== WHAT THE TASK ASKS ==
Only the lines from the one holding "Recreate this image" through the one holding "const yTicks = [50, 52, 54, 56, 58, 60, 62];" are to be retyped, exactly as they appear, with both boundary lines included.
Start of INPUT ROWS
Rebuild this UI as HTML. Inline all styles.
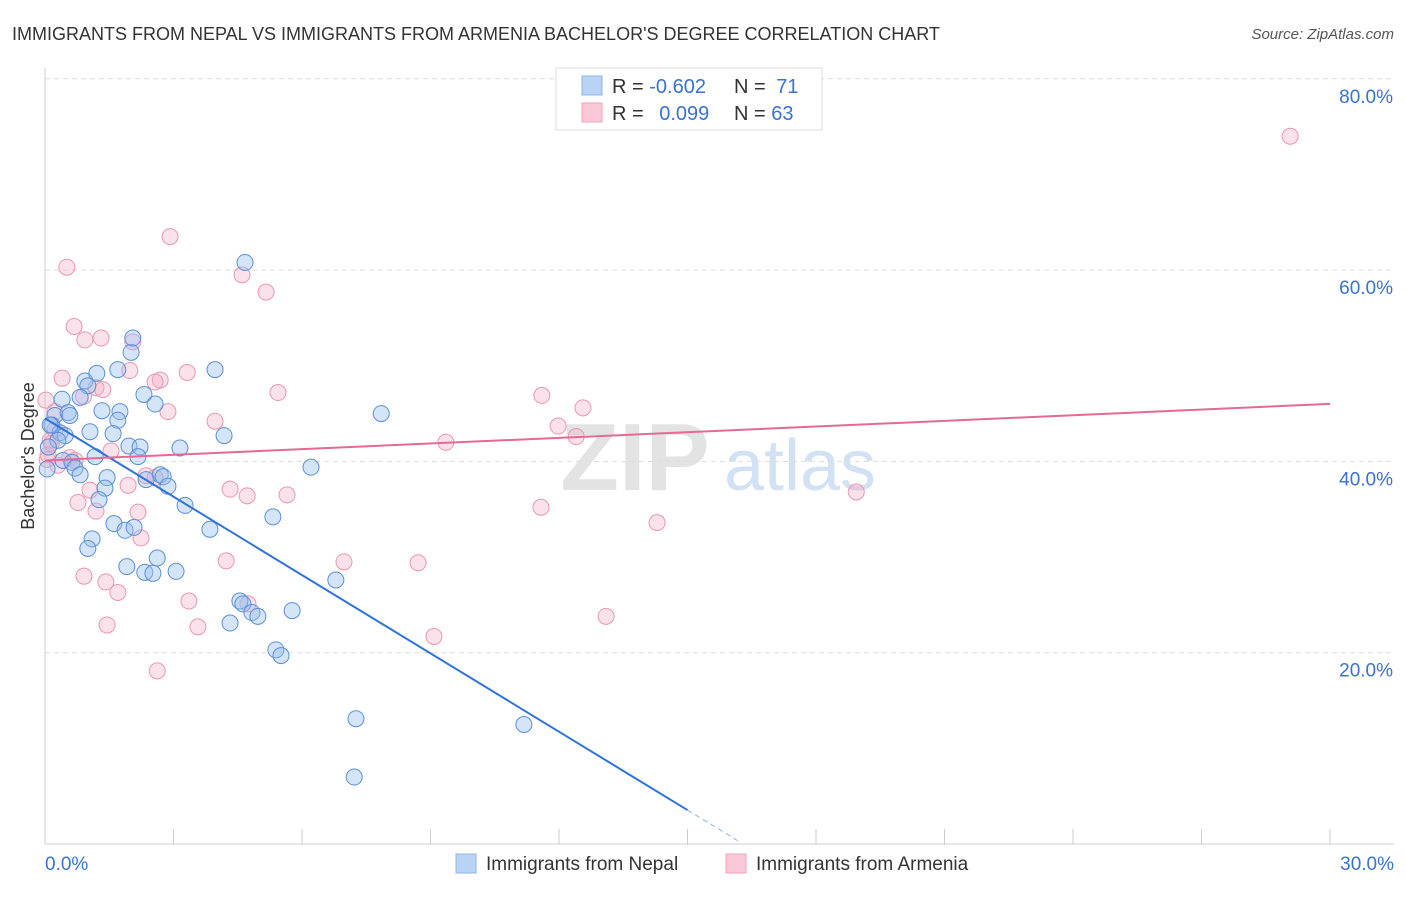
End of INPUT ROWS
Start of INPUT ROWS
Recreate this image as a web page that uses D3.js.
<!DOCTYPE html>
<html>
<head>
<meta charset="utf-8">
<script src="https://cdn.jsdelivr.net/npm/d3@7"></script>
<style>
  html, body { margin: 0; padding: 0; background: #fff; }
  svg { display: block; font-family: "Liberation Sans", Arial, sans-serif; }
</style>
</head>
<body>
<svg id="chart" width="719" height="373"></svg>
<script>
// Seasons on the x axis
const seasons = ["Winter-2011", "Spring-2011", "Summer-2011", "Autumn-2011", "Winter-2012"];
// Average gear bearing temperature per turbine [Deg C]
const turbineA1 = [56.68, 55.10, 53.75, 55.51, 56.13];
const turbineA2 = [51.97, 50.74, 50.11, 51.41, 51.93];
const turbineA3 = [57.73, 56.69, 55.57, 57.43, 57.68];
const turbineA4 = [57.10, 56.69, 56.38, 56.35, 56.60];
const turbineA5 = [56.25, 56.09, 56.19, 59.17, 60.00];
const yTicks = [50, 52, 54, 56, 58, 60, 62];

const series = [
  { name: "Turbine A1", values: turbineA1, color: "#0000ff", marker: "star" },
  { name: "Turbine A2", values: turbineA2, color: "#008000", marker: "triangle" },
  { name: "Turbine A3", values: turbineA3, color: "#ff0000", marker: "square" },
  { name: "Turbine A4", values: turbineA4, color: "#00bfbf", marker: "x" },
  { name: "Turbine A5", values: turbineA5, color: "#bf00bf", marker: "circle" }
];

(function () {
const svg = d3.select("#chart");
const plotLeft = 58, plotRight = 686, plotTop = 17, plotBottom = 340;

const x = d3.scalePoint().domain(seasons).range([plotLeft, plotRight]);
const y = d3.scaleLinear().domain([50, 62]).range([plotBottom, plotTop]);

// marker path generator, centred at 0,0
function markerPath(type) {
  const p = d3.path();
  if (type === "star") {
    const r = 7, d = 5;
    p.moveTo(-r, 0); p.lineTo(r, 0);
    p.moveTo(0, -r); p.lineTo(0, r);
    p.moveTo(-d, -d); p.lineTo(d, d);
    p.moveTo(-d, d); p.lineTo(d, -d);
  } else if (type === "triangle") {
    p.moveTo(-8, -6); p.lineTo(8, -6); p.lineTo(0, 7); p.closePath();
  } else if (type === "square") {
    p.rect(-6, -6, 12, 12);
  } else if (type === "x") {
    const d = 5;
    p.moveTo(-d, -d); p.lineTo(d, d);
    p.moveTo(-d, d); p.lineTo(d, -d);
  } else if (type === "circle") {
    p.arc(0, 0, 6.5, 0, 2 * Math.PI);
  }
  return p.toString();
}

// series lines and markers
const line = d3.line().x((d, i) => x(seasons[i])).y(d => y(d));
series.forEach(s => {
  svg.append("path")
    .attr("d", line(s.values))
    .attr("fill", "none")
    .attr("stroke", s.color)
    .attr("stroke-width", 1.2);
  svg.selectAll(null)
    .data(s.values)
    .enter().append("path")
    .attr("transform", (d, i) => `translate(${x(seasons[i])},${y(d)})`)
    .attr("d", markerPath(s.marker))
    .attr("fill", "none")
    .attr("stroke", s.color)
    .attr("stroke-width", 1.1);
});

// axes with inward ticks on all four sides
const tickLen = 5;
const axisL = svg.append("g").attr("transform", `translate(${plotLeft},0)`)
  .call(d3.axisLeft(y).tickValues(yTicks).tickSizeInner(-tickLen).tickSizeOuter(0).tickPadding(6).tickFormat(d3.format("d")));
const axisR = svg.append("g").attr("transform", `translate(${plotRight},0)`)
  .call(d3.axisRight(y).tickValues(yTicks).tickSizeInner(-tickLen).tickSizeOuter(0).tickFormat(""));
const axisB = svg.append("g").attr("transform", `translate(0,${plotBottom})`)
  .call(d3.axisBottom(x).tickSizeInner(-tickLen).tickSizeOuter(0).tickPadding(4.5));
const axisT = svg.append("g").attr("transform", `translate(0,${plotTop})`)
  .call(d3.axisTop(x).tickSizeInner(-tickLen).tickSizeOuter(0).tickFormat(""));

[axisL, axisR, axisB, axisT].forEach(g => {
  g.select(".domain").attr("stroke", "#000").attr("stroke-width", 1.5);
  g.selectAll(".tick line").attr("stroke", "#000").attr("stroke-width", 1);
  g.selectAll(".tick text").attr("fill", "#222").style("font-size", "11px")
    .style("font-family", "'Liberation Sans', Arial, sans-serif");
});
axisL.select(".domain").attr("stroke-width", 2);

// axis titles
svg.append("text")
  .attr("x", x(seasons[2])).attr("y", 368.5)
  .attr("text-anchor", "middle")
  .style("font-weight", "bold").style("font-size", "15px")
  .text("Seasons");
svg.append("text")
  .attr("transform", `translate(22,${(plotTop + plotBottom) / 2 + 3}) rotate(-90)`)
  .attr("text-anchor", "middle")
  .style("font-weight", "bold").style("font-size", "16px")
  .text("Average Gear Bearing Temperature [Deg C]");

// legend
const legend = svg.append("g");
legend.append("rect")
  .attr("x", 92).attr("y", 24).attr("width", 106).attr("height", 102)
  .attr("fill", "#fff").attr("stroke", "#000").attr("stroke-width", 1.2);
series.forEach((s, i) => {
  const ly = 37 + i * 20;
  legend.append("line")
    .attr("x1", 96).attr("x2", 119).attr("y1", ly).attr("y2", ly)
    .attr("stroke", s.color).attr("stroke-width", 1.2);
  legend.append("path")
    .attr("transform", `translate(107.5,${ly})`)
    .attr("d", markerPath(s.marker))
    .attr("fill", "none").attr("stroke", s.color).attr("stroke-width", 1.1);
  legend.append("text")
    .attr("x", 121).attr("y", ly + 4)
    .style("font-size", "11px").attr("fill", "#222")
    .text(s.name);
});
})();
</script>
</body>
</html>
End of INPUT ROWS
== ANSWER TO THIS PROBLEM ==
Recreate this image as a web page that uses D3.js.
<!DOCTYPE html>
<html>
<head>
<meta charset="utf-8">
<script src="https://cdn.jsdelivr.net/npm/d3@7"></script>
<style>
  html, body { margin: 0; padding: 0; background: #fff; }
  svg { display: block; font-family: "Liberation Sans", Arial, sans-serif; }
</style>
</head>
<body>
<svg id="chart" width="719" height="373"></svg>
<script>
// Seasons on the x axis
const seasons = ["Winter-2011", "Spring-2011", "Summer-2011", "Autumn-2011", "Winter-2012"];
// Average gear bearing temperature per turbine [Deg C]
const turbineA1 = [56.68, 55.10, 53.75, 55.51, 56.13];
const turbineA2 = [51.97, 50.74, 50.11, 51.41, 51.93];
const turbineA3 = [57.73, 56.69, 55.57, 57.43, 57.68];
const turbineA4 = [57.10, 56.69, 56.38, 56.35, 56.60];
const turbineA5 = [56.25, 56.09, 56.19, 59.17, 60.00];
const yTicks = [50, 52, 54, 56, 58, 60, 62];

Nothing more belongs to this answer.